WRITTEN REQUEST
Go through the data and copy every line exactly, but not the images.

DATASET EXTRACT
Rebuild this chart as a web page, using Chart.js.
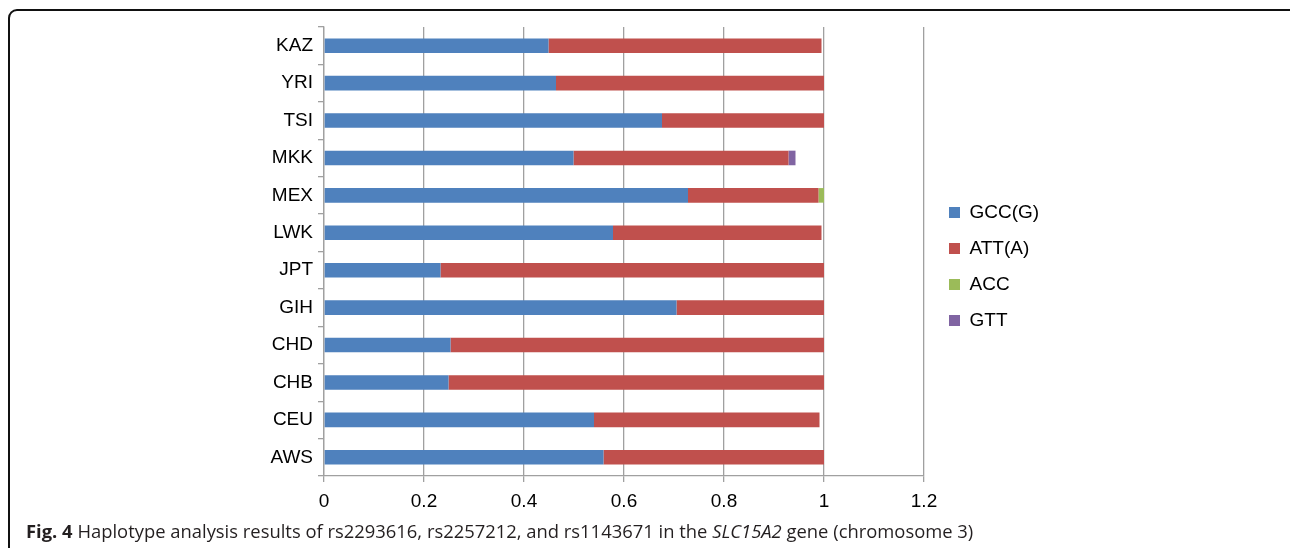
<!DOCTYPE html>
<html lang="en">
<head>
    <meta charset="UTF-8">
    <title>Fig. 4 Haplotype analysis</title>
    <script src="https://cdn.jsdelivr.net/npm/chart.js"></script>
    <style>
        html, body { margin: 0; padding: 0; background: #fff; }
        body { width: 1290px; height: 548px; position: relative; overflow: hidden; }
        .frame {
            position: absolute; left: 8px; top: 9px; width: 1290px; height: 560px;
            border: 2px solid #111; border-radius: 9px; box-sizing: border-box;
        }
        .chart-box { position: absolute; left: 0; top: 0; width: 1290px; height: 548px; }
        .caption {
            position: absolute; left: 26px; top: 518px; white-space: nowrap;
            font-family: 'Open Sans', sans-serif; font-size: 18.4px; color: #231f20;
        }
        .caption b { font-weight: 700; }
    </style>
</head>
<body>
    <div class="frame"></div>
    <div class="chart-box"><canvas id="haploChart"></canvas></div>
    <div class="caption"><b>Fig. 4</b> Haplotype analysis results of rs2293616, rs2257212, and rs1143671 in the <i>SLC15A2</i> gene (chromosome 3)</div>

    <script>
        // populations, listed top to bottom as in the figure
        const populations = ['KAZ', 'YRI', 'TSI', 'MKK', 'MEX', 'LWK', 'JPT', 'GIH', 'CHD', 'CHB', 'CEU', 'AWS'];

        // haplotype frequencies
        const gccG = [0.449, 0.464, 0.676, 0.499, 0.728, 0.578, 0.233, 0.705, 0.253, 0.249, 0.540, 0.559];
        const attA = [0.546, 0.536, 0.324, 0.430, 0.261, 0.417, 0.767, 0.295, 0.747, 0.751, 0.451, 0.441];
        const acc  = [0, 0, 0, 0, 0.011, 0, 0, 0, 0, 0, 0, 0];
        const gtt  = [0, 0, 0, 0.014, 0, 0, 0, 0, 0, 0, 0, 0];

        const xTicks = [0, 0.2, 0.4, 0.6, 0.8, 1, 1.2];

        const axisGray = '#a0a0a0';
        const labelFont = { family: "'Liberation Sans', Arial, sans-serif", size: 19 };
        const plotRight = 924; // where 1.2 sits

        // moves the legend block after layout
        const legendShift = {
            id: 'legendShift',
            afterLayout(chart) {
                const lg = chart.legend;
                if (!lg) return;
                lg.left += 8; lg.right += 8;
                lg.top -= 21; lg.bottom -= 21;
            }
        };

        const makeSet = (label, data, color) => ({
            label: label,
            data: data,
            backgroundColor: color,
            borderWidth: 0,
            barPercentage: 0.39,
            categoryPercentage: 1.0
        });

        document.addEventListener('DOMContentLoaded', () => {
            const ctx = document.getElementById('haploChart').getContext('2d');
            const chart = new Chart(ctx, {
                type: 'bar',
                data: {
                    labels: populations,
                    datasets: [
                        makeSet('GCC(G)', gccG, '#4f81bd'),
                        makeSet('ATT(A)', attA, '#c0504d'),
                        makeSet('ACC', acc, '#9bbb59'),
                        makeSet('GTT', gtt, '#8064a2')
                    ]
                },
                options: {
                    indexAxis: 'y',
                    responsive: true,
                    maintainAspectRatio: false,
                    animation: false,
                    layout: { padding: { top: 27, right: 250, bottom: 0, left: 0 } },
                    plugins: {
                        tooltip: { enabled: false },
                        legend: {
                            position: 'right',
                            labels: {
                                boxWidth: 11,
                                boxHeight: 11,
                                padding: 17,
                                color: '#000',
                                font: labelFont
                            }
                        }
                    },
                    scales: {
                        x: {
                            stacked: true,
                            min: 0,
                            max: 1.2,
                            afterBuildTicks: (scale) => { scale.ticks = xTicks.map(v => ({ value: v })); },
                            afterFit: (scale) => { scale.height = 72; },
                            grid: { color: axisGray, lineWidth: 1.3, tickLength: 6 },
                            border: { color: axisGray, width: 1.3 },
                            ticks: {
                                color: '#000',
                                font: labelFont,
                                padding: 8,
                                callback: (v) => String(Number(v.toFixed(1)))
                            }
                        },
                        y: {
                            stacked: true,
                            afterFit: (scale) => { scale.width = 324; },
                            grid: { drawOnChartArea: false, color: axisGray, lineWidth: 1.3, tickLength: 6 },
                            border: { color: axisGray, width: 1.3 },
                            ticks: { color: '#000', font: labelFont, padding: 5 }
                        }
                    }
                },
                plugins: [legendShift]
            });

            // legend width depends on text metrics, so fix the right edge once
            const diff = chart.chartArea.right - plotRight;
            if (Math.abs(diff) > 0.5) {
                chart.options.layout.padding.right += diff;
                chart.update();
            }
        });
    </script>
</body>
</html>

FULL OUTPUT
Rebuild this chart as a web page, using Chart.js.
<!DOCTYPE html>
<html lang="en">
<head>
    <meta charset="UTF-8">
    <title>Fig. 4 Haplotype analysis</title>
    <script src="https://cdn.jsdelivr.net/npm/chart.js"></script>
    <style>
        html, body { margin: 0; padding: 0; background: #fff; }
        body { width: 1290px; height: 548px; position: relative; overflow: hidden; }
        .frame {
            position: absolute; left: 8px; top: 9px; width: 1290px; height: 560px;
            border: 2px solid #111; border-radius: 9px; box-sizing: border-box;
        }
        .chart-box { position: absolute; left: 0; top: 0; width: 1290px; height: 548px; }
        .caption {
            position: absolute; left: 26px; top: 518px; white-space: nowrap;
            font-family: 'Open Sans', sans-serif; font-size: 18.4px; color: #231f20;
        }
        .caption b { font-weight: 700; }
    </style>
</head>
<body>
    <div class="frame"></div>
    <div class="chart-box"><canvas id="haploChart"></canvas></div>
    <div class="caption"><b>Fig. 4</b> Haplotype analysis results of rs2293616, rs2257212, and rs1143671 in the <i>SLC15A2</i> gene (chromosome 3)</div>

    <script>
        // populations, listed top to bottom as in the figure
        const populations = ['KAZ', 'YRI', 'TSI', 'MKK', 'MEX', 'LWK', 'JPT', 'GIH', 'CHD', 'CHB', 'CEU', 'AWS'];

        // haplotype frequencies
        const gccG = [0.449, 0.464, 0.676, 0.499, 0.728, 0.578, 0.233, 0.705, 0.253, 0.249, 0.540, 0.559];
        const attA = [0.546, 0.536, 0.324, 0.430, 0.261, 0.417, 0.767, 0.295, 0.747, 0.751, 0.451, 0.441];
        const acc  = [0, 0, 0, 0, 0.011, 0, 0, 0, 0, 0, 0, 0];
        const gtt  = [0, 0, 0, 0.014, 0, 0, 0, 0, 0, 0, 0, 0];

        const xTicks = [0, 0.2, 0.4, 0.6, 0.8, 1, 1.2];

        const axisGray = '#a0a0a0';
        const labelFont = { family: "'Liberation Sans', Arial, sans-serif", size: 19 };
        const plotRight = 924; // where 1.2 sits

        // moves the legend block after layout
        const legendShift = {
            id: 'legendShift',
            afterLayout(chart) {
                const lg = chart.legend;
                if (!lg) return;
                lg.left += 8; lg.right += 8;
                lg.top -= 21; lg.bottom -= 21;
            }
        };

        const makeSet = (label, data, color) => ({
            label: label,
            data: data,
            backgroundColor: color,
            borderWidth: 0,
            barPercentage: 0.39,
            categoryPercentage: 1.0
        });

        document.addEventListener('DOMContentLoaded', () => {
            const ctx = document.getElementById('haploChart').getContext('2d');
            const chart = new Chart(ctx, {
                type: 'bar',
                data: {
                    labels: populations,
                    datasets: [
                        makeSet('GCC(G)', gccG, '#4f81bd'),
                        makeSet('ATT(A)', attA, '#c0504d'),
                        makeSet('ACC', acc, '#9bbb59'),
                        makeSet('GTT', gtt, '#8064a2')
                    ]
                },
                options: {
                    indexAxis: 'y',
                    responsive: true,
                    maintainAspectRatio: false,
                    animation: false,
                    layout: { padding: { top: 27, right: 250, bottom: 0, left: 0 } },
                    plugins: {
                        tooltip: { enabled: false },
                        legend: {
                            position: 'right',
                            labels: {
                                boxWidth: 11,
                                boxHeight: 11,
                                padding: 17,
                                color: '#000',
                                font: labelFont
                            }
                        }
                    },
                    scales: {
                        x: {
                            stacked: true,
                            min: 0,
                            max: 1.2,
                            afterBuildTicks: (scale) => { scale.ticks = xTicks.map(v => ({ value: v })); },
                            afterFit: (scale) => { scale.height = 72; },
                            grid: { color: axisGray, lineWidth: 1.3, tickLength: 6 },
                            border: { color: axisGray, width: 1.3 },
                            ticks: {
                                color: '#000',
                                font: labelFont,
                                padding: 8,
                                callback: (v) => String(Number(v.toFixed(1)))
                            }
                        },
                        y: {
                            stacked: true,
                            afterFit: (scale) => { scale.width = 324; },
                            grid: { drawOnChartArea: false, color: axisGray, lineWidth: 1.3, tickLength: 6 },
                            border: { color: axisGray, width: 1.3 },
                            ticks: { color: '#000', font: labelFont, padding: 5 }
                        }
                    }
                },
                plugins: [legendShift]
            });

            // legend width depends on text metrics, so fix the right edge once
            const diff = chart.chartArea.right - plotRight;
            if (Math.abs(diff) > 0.5) {
                chart.options.layout.padding.right += diff;
                chart.update();
            }
        });
    </script>
</body>
</html>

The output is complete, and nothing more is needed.